Transcribe the listing verbatim. Do not carry over any pictures.
[begin Dataset extract]
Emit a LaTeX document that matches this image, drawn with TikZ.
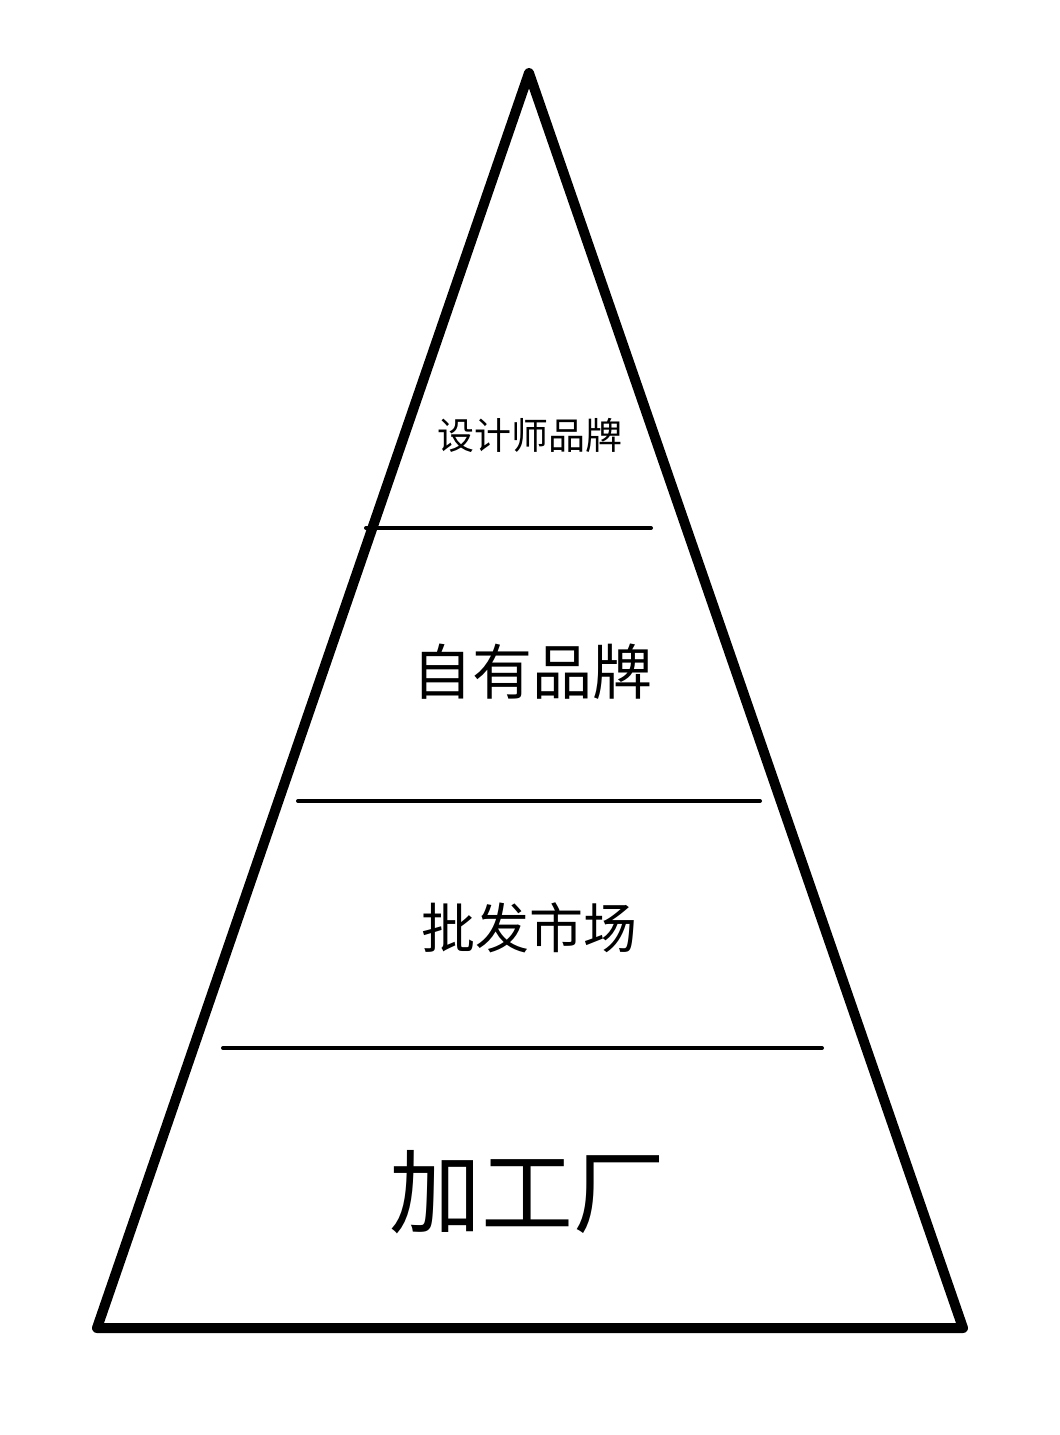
\documentclass[tikz,border=0pt]{standalone}
\usepackage{fontspec}
\newfontfamily\cjk{Noto Sans CJK SC}
\usepackage{tikz}
\usetikzlibrary{positioning}
\tikzset{
  edge/.style={line width=5pt, line join=round, line cap=round},
  divider/.style={line width=2pt, line cap=round},
  label/.style={inner sep=0pt, font=\cjk}
}

\begin{document}
\begin{tikzpicture}[x=0.5pt, y=-0.5pt]
\useasboundingbox[fill=white] (0,0) rectangle (1060,1435);

% Pyramid outline
\coordinate (apex) at (529,73);
\coordinate (left) at (97,1328);
\coordinate (right) at (963,1328);
\draw[edge] (apex) -- (left) -- (right) -- cycle;

% Dividers
\coordinate (d1l) at (366,528);
\coordinate (d1r) at (651,528);
\coordinate (d2l) at (298,801);
\coordinate (d2r) at (760,801);
\coordinate (d3l) at (223,1048);
\coordinate (d3r) at (822,1048);
\draw[divider] (d1l) -- (d1r);
\draw[divider] (d2l) -- (d2r);
\draw[divider] (d3l) -- (d3r);

% Levels
\node[label, font=\cjk\fontsize{18.5pt}{20pt}\selectfont] (designer) at (530,435) {设计师品牌};
\node[label, font=\cjk\fontsize{30pt}{32pt}\selectfont] (ownbrand) at (532,672) {自有品牌};
\node[label, font=\cjk\fontsize{27pt}{29pt}\selectfont] (wholesale) at (529,928) {批发市场};
\node[label, font=\cjk\fontsize{46pt}{48pt}\selectfont] (factory) at (527,1192) {加工厂};
\end{tikzpicture}
\end{document}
[end Dataset extract]
## Response to the task:
Emit a LaTeX document that matches this image, drawn with TikZ.
\documentclass[tikz,border=0pt]{standalone}
\usepackage{fontspec}
\newfontfamily\cjk{Noto Sans CJK SC}
\usepackage{tikz}
\usetikzlibrary{positioning}
\tikzset{
  edge/.style={line width=5pt, line join=round, line cap=round},
  divider/.style={line width=2pt, line cap=round},
  label/.style={inner sep=0pt, font=\cjk}
}

\begin{document}
\begin{tikzpicture}[x=0.5pt, y=-0.5pt]
\useasboundingbox[fill=white] (0,0) rectangle (1060,1435);

% Pyramid outline
\coordinate (apex) at (529,73);
\coordinate (left) at (97,1328);
\coordinate (right) at (963,1328);
\draw[edge] (apex) -- (left) -- (right) -- cycle;

% Dividers
\coordinate (d1l) at (366,528);
\coordinate (d1r) at (651,528);
\coordinate (d2l) at (298,801);
\coordinate (d2r) at (760,801);
\coordinate (d3l) at (223,1048);
\coordinate (d3r) at (822,1048);
\draw[divider] (d1l) -- (d1r);
\draw[divider] (d2l) -- (d2r);
\draw[divider] (d3l) -- (d3r);

% Levels
\node[label, font=\cjk\fontsize{18.5pt}{20pt}\selectfont] (designer) at (530,435) {设计师品牌};
\node[label, font=\cjk\fontsize{30pt}{32pt}\selectfont] (ownbrand) at (532,672) {自有品牌};
\node[label, font=\cjk\fontsize{27pt}{29pt}\selectfont] (wholesale) at (529,928) {批发市场};
\node[label, font=\cjk\fontsize{46pt}{48pt}\selectfont] (factory) at (527,1192) {加工厂};
\end{tikzpicture}
\end{document}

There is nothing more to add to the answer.